From the get-go, I was surprised to find how deeply seeded bounce music is in the fabric of New Orleans' culture. There was not a single person we spoke to that didn't know what bounce music is, from the old white men sitting outside of the fancy creole-fusion restaurants, to the kids in the projects. Everyone was about "that beat."

Bounce music has its roots planted in the city's party scene over the last thirty years. The people are proud to announce that it was birthed in New Orleans, Louisiana, but because the genre is largely sample heavy, it hasn't really made it out of the city. It's not commercially viable. To be successful, artists like Lil' Wayne and Juvenile and Master P moved away from it. Even now, you can only really get bounce from the bootleggers selling tapes out the back of SUV's and the people who bootleg the bootleggers. It's in the underground for real, and yet, it's everywhere you turn in the city. In the clubs, the strip clubs, bumping from cars stopped at red lights. They play the bounce beat under practically every song on the radio. "You heard Adele - 'Rolling in the Deep?' It's an alright song... You put that beat under it... ooooooh." Immediate banger. Currently, with the rise of "sissy bounce," an off-shoot of bounce music from gay rappers like Nicky Da B and Big Freedia, there's a rebirth of bounce happening in the city. It's incredible to see gay rappers in hip-hop, a traditionally homophobic industry, trying to bring the genre to a global audience.
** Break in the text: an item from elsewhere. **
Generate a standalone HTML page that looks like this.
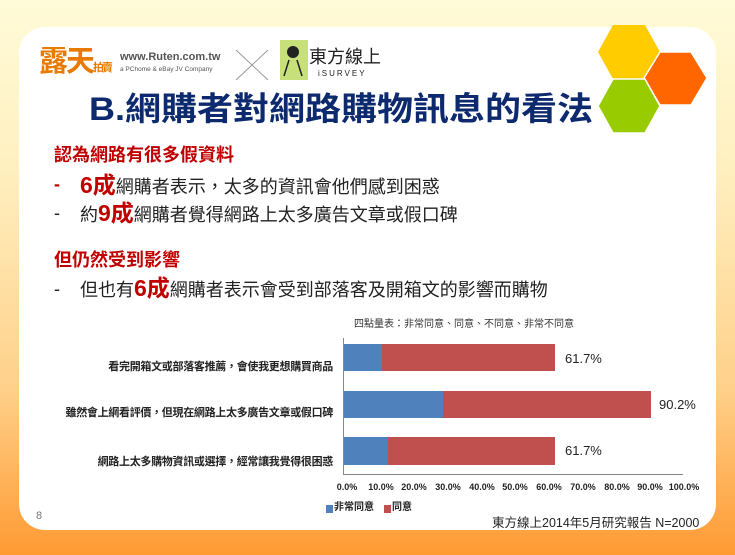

Naturally, the filmmaking process took on an entirely new approach. We were in a party scene, and I mean P-A-R-T-Y scene. We loosened up. We had some drinks. Whereas the scene we found in Portland involved standing and listening to music in a very casual way, bounce shows are about losing control of your body and shaking everything you got. Everyone seemed super comfortable in their own skin. Girls and guys wanted to dance and perform for the camera. As soon as we hit record in interviews, people opened up and spilled their guts.


The first thing we did was strip down the camera (a Canon C300) to nothing but a camera body and a lens. The small camera enabled our cinematographer to go nuts with movement. Isaac has no fear when a camera's in his hand -- hanging out the car in the lower 9th ward, riding in a boat with the camera less than inch away from the swamp water at 60 mph. We stayed on the ground -- no floating cameras, no helicopter shots. We used our zoom lens liberally, getting closer to our subjects to create something more visceral and real. We were welcomed by the scene. By the end of it we'd been to every bounce club in the city and seen more ass shaking than you've seen in a lifetime.


The attitude in the scene is unlike that of Portland as well. New Orleans has a hustler's mentality. The city and the scene is in your face -- the rappers have open beefs, drama. Competition is high. The scene isn't exactly about making music for your friends. It's about beating them and coming out on top.

So which city did I like more? It's tough to beat New Orleans... put it in the running for one of the best cities on Earth. But that's not to say I didn't love Portland as well. Making two very different documentaries, both in style and content, in a compressed amount of time was a great exercise and I'm entirely grateful for the opportunity. Overall, I think there was one similarity. In both cities, there's an effort to blend the sounds of the old and the new: Portland using vintage units to create a modern sound, New Orleans sampling the same beats from the late '80s to create sissy bounce. There's something cyclical about these scenes. The youth revisits the past and makes it their own.